The solar plants, with a combined capacity of 51 megawatts, are expected to be commissioned this year in Kitwe and next year in Ndola.
CEC managing director Owen Silavwe said the corporation is committed to contribute to the energy mix arising from the power supply challenges that the country has been experiencing, by investing US$51.3 million.
“We have started with a one megawatt solar project in Kitwe to be commissioned before the year ends to cost US$1.3 million.
“The project will involve a solar plant plus power infrastructure required to connect to CEC…The 1MW will be located in Kitwe close to CBU while the 50MW will be spread between Ndola 40 MW and Kitwe 10 MW. Land for this project has been identified,” Mr Silavwe said in an interview.
He said the main purpose of the first project is to use the project to develop internal capacity of CEC engineers in undertaking and managing solar power.
As part of CEC’s corporate social responsibility, the project will also be availed to the Copperbelt University (CBU) to train students and that GIZ has identified a German institute to be twinned with the School of Engineering at CBU in partnership with the power utility.

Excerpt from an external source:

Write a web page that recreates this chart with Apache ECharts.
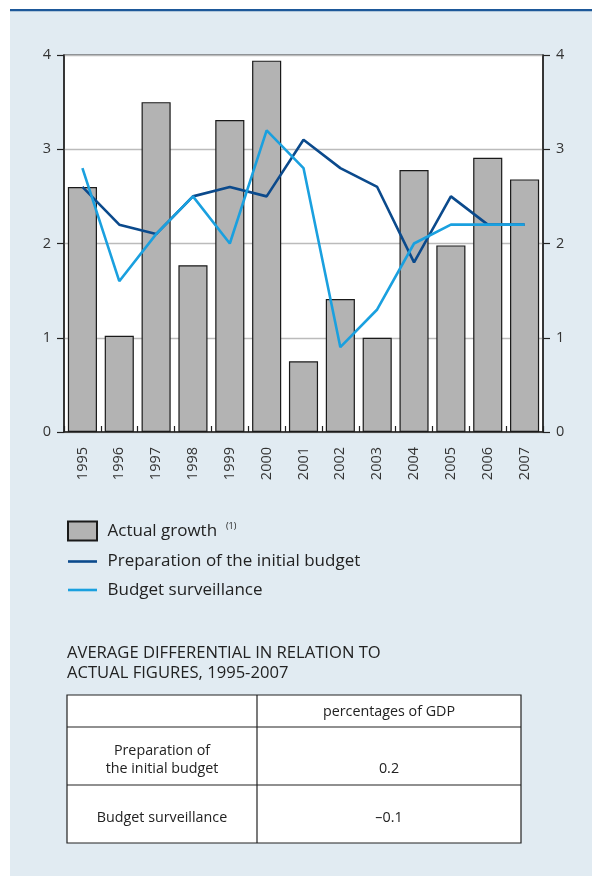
<!DOCTYPE html>
<html>
<head>
<meta charset="utf-8">
<script src="https://cdn.jsdelivr.net/npm/echarts@6/dist/echarts.min.js"></script>
<style>
  html, body { margin: 0; padding: 0; background: #ffffff; }
  #chart { width: 592px; height: 876px; }
</style>
</head>
<body>
<div id="chart"></div>
<script>
// Budget forecasts vs actual growth, 1995-2007
const years = ['1995', '1996', '1997', '1998', '1999', '2000', '2001', '2002', '2003', '2004', '2005', '2006', '2007'];
const actualGrowth = [2.60, 1.02, 3.50, 1.77, 3.31, 3.94, 0.75, 1.41, 1.00, 2.78, 1.98, 2.91, 2.68];
const initialBudget = [2.6, 2.2, 2.1, 2.5, 2.6, 2.5, 3.1, 2.8, 2.6, 1.8, 2.5, 2.2, 2.2];
const surveillance = [2.8, 1.6, 2.1, 2.5, 2.0, 3.2, 2.8, 0.9, 1.3, 2.0, 2.2, 2.2, 2.2];
const yMin = 0, yMax = 4, yStep = 1;

const seriesNames = ['Actual growth', 'Preparation of the initial budget', 'Budget surveillance'];

const tableTitle = ['AVERAGE DIFFERENTIAL IN RELATION TO', 'ACTUAL FIGURES, 1995-2007'];
const tableHeader = ['', 'percentages of GDP'];
const tableLabels = [['Preparation of', 'the initial budget'], ['Budget surveillance']];
const tableValues = ['0.2', '\u20130.1'];

const FONT = '"Open Sans", "Noto Sans", sans-serif';
const INK = '#222222';
const DARK_BLUE = '#0b4a8c';
const LIGHT_BLUE = '#1aa0df';
const LINE_ICON = 'path://M0,0H29V2.6H0Z';

const chart = echarts.init(document.getElementById('chart'), null, { renderer: 'canvas' });

// Summary table drawn below the chart
function buildTable() {
  const x0 = 67, x1 = 257, x2 = 521;
  const rowY = [695, 727, 785, 843];
  const els = [];
  els.push({
    type: 'rect', shape: { x: x0, y: rowY[0], width: x2 - x0, height: rowY[3] - rowY[0] },
    style: { fill: '#ffffff', stroke: INK, lineWidth: 1.2 }
  });
  els.push({ type: 'line', shape: { x1: x1, y1: rowY[0], x2: x1, y2: rowY[3] }, style: { stroke: INK, lineWidth: 1.2 } });
  els.push({ type: 'line', shape: { x1: x0, y1: rowY[1], x2: x2, y2: rowY[1] }, style: { stroke: INK, lineWidth: 1.2 } });
  els.push({ type: 'line', shape: { x1: x0, y1: rowY[2], x2: x2, y2: rowY[2] }, style: { stroke: INK, lineWidth: 1.2 } });

  const txt = (text, x, y, size, align) => ({
    type: 'text',
    style: {
      text: text, x: x, y: y, fill: INK, font: size + 'px ' + FONT,
      align: align, textAlign: align, verticalAlign: 'middle', textVerticalAlign: 'middle'
    }
  });
  // title
  els.push(txt(tableTitle[0], x0, 653, 16.6, 'left'));
  els.push(txt(tableTitle[1], x0, 673, 16.6, 'left'));
  // header
  const c1 = (x0 + x1) / 2, c2 = (x1 + x2) / 2;
  els.push(txt(tableHeader[1], c2, 712, 14.3, 'center'));
  // row 1
  els.push(txt(tableLabels[0][0], c1, 750.5, 14.3, 'center'));
  els.push(txt(tableLabels[0][1], c1, 768.5, 14.3, 'center'));
  els.push(txt(tableValues[0], c2, 768.5, 14.3, 'center'));
  // row 2
  els.push(txt(tableLabels[1][0], c1, 817.5, 14.3, 'center'));
  els.push(txt(tableValues[1], c2, 817.5, 14.3, 'center'));
  return els;
}

const frame = [
  { type: 'rect', shape: { x: 0, y: 0, width: 592, height: 9 }, style: { fill: '#ffffff' } },
  { type: 'rect', shape: { x: 0, y: 0, width: 10, height: 876 }, style: { fill: '#ffffff' } },
  { type: 'rect', shape: { x: 10, y: 9, width: 582, height: 2.2 }, style: { fill: '#1d5899' } }
];

const option = {
  backgroundColor: '#e1ebf2',
  animation: false,
  textStyle: { fontFamily: FONT },
  grid: {
    left: 64, right: 49, top: 55, bottom: 444,
    show: true, backgroundColor: '#ffffff', borderColor: INK, borderWidth: 1.2,
    containLabel: false
  },
  legend: {
    orient: 'vertical', left: 67, top: 520.5, padding: 0,
    itemWidth: 29, itemHeight: 19, itemGap: 11.5,
    symbolKeepAspect: true,
    data: [
      { name: seriesNames[0], icon: 'rect' },
      { name: seriesNames[1], icon: LINE_ICON },
      { name: seriesNames[2], icon: LINE_ICON }
    ],
    formatter: function (name) {
      return name === seriesNames[0] ? '{t|' + name + '}  {s|(1)}' : '{t|' + name + '}';
    },
    textStyle: {
      color: INK, fontSize: 17, fontFamily: FONT, padding: [0, 0, 0, 5.5],
      rich: {
        t: { fontSize: 17, fontFamily: FONT, color: INK },
        s: { fontSize: 9, fontFamily: FONT, color: INK, verticalAlign: 'top', padding: [0, 0, 9, 0] }
      }
    }
  },
  xAxis: {
    type: 'category', data: years,
    axisLine: { show: true, lineStyle: { color: INK, width: 1.5 } },
    axisTick: { show: true, inside: true, length: 6, alignWithLabel: false, lineStyle: { color: INK, width: 1.2 } },
    axisLabel: { rotate: 90, margin: 15, color: '#333333', fontSize: 14.5, fontFamily: FONT },
    splitLine: { show: false }
  },
  yAxis: [
    {
      type: 'value', min: yMin, max: yMax, interval: yStep, position: 'left',
      axisLine: { show: true, lineStyle: { color: INK, width: 1.5 } },
      axisTick: { show: true, inside: false, length: 7, lineStyle: { color: INK, width: 1.2 } },
      axisLabel: { margin: 13, color: '#333333', fontSize: 14.5, fontFamily: FONT },
      splitLine: { show: true, lineStyle: { color: '#bbbbbb', width: 1.3 } }
    },
    {
      type: 'value', min: yMin, max: yMax, interval: yStep, position: 'right',
      axisLine: { show: true, lineStyle: { color: INK, width: 1.5 } },
      axisTick: { show: true, inside: false, length: 7, lineStyle: { color: INK, width: 1.2 } },
      axisLabel: { margin: 13, color: '#333333', fontSize: 14.5, fontFamily: FONT },
      splitLine: { show: false }
    }
  ],
  series: [
    {
      name: seriesNames[0], type: 'bar', data: actualGrowth, yAxisIndex: 0,
      barCategoryGap: '21%',
      itemStyle: { color: '#b3b3b3', borderColor: '#1a1a1a', borderWidth: 1.2 }
    },
    {
      name: seriesNames[1], type: 'line', data: initialBudget, yAxisIndex: 0,
      symbol: 'none', lineStyle: { color: DARK_BLUE, width: 2.6 }, itemStyle: { color: DARK_BLUE }
    },
    {
      name: seriesNames[2], type: 'line', data: surveillance, yAxisIndex: 0,
      symbol: 'none', lineStyle: { color: LIGHT_BLUE, width: 2.6 }, itemStyle: { color: LIGHT_BLUE }
    }
  ],
  graphic: { elements: frame.concat(buildTable()) }
};

chart.setOption(option);
</script>
</body>
</html>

“The university (CBU) has attached lecturers to the project. We want to make the facility available for the university to train students so that we can start to produce engineers that have capacity to work with solar technology,” he said.
Mr Silavwe said CBU and the German institute will work together to develop a curriculum for students who will be trained in solar and develop exchange programmes.
“This is very important given that the country is beginning to realise a number of solar projects. Developing our own local experts is a key component of our project and we are happy to make that available to CBU,” he said.